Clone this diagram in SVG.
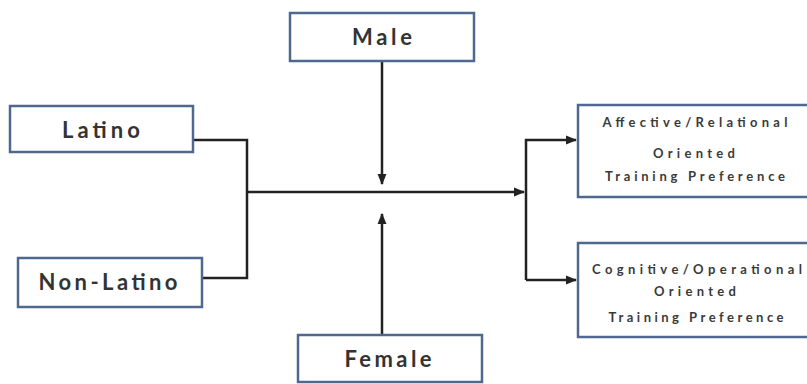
<svg xmlns="http://www.w3.org/2000/svg" width="807" height="384" viewBox="0 0 807 384">
<defs>
<marker id="ah" viewBox="0 0 10 10" refX="9" refY="5" markerWidth="4.5" markerHeight="4.5" orient="auto" markerUnits="strokeWidth">
<path d="M0,1 L10,5 L0,9 z" fill="#222"/>
</marker>
<style>
.box{fill:#fff;stroke:#4e6890;stroke-width:2.5}
.lbl{font-family:Lato,"Liberation Sans",sans-serif;font-weight:bold;font-size:22px;fill:#333;text-anchor:middle}
.sm{font-family:Lato,"Liberation Sans",sans-serif;font-weight:bold;font-size:13px;fill:#3a3a3a;text-anchor:middle}
.ln{fill:none;stroke:#222;stroke-width:2.5}
</style>
</defs>
<rect width="807" height="384" fill="#fff"/>
<g id="connectors">
<path class="ln" d="M382,61 V184" marker-end="url(#ah)"/>
<path class="ln" d="M382,335 V214" marker-end="url(#ah)"/>
<path class="ln" d="M193,140 H247 V278 H202"/>
<path class="ln" d="M247,192 H524" marker-end="url(#ah)"/>
<path class="ln" d="M526,280 V140 H576" marker-end="url(#ah)"/>
<path class="ln" d="M526,280 H576" marker-end="url(#ah)"/>
</g>
<g id="male">
<rect class="box" x="290" y="13" width="184" height="48"/>
<text class="lbl" x="382" y="45" textLength="60" lengthAdjust="spacing">Male</text>
</g>
<g id="latino">
<rect class="box" x="10" y="106" width="183" height="46"/>
<text class="lbl" x="101" y="138" textLength="78" lengthAdjust="spacing">Latino</text>
</g>
<g id="nonlatino">
<rect class="box" x="18" y="258" width="184" height="49"/>
<text class="lbl" x="108" y="290" textLength="139" lengthAdjust="spacing">Non-Latino</text>
</g>
<g id="female">
<rect class="box" x="298" y="335" width="184" height="47"/>
<text class="lbl" x="388" y="367" textLength="87" lengthAdjust="spacing">Female</text>
</g>
<g id="affective">
<rect class="box" x="578" y="105" width="240" height="92"/>
<text class="sm" x="695" y="127" textLength="185" lengthAdjust="spacing">Affective/Relational</text>
<text class="sm" x="694" y="158" textLength="82" lengthAdjust="spacing">Oriented</text>
<text class="sm" x="695" y="181" textLength="180" lengthAdjust="spacing">Training Preference</text>
</g>
<g id="cognitive">
<rect class="box" x="578" y="243" width="240" height="94"/>
<text class="sm" x="697" y="274" textLength="210" lengthAdjust="spacing">Cognitive/Operational</text>
<text class="sm" x="695" y="296" textLength="82" lengthAdjust="spacing">Oriented</text>
<text class="sm" x="696" y="322" textLength="175" lengthAdjust="spacing">Training Preference</text>
</g>
</svg>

────────

Your instructions -
Without including any pictures, reproduce the listing exactly.

Correct output -
Clone this diagram in SVG.
<svg xmlns="http://www.w3.org/2000/svg" width="807" height="384" viewBox="0 0 807 384">
<defs>
<marker id="ah" viewBox="0 0 10 10" refX="9" refY="5" markerWidth="4.5" markerHeight="4.5" orient="auto" markerUnits="strokeWidth">
<path d="M0,1 L10,5 L0,9 z" fill="#222"/>
</marker>
<style>
.box{fill:#fff;stroke:#4e6890;stroke-width:2.5}
.lbl{font-family:Lato,"Liberation Sans",sans-serif;font-weight:bold;font-size:22px;fill:#333;text-anchor:middle}
.sm{font-family:Lato,"Liberation Sans",sans-serif;font-weight:bold;font-size:13px;fill:#3a3a3a;text-anchor:middle}
.ln{fill:none;stroke:#222;stroke-width:2.5}
</style>
</defs>
<rect width="807" height="384" fill="#fff"/>
<g id="connectors">
<path class="ln" d="M382,61 V184" marker-end="url(#ah)"/>
<path class="ln" d="M382,335 V214" marker-end="url(#ah)"/>
<path class="ln" d="M193,140 H247 V278 H202"/>
<path class="ln" d="M247,192 H524" marker-end="url(#ah)"/>
<path class="ln" d="M526,280 V140 H576" marker-end="url(#ah)"/>
<path class="ln" d="M526,280 H576" marker-end="url(#ah)"/>
</g>
<g id="male">
<rect class="box" x="290" y="13" width="184" height="48"/>
<text class="lbl" x="382" y="45" textLength="60" lengthAdjust="spacing">Male</text>
</g>
<g id="latino">
<rect class="box" x="10" y="106" width="183" height="46"/>
<text class="lbl" x="101" y="138" textLength="78" lengthAdjust="spacing">Latino</text>
</g>
<g id="nonlatino">
<rect class="box" x="18" y="258" width="184" height="49"/>
<text class="lbl" x="108" y="290" textLength="139" lengthAdjust="spacing">Non-Latino</text>
</g>
<g id="female">
<rect class="box" x="298" y="335" width="184" height="47"/>
<text class="lbl" x="388" y="367" textLength="87" lengthAdjust="spacing">Female</text>
</g>
<g id="affective">
<rect class="box" x="578" y="105" width="240" height="92"/>
<text class="sm" x="695" y="127" textLength="185" lengthAdjust="spacing">Affective/Relational</text>
<text class="sm" x="694" y="158" textLength="82" lengthAdjust="spacing">Oriented</text>
<text class="sm" x="695" y="181" textLength="180" lengthAdjust="spacing">Training Preference</text>
</g>
<g id="cognitive">
<rect class="box" x="578" y="243" width="240" height="94"/>
<text class="sm" x="697" y="274" textLength="210" lengthAdjust="spacing">Cognitive/Operational</text>
<text class="sm" x="695" y="296" textLength="82" lengthAdjust="spacing">Oriented</text>
<text class="sm" x="696" y="322" textLength="175" lengthAdjust="spacing">Training Preference</text>
</g>
</svg>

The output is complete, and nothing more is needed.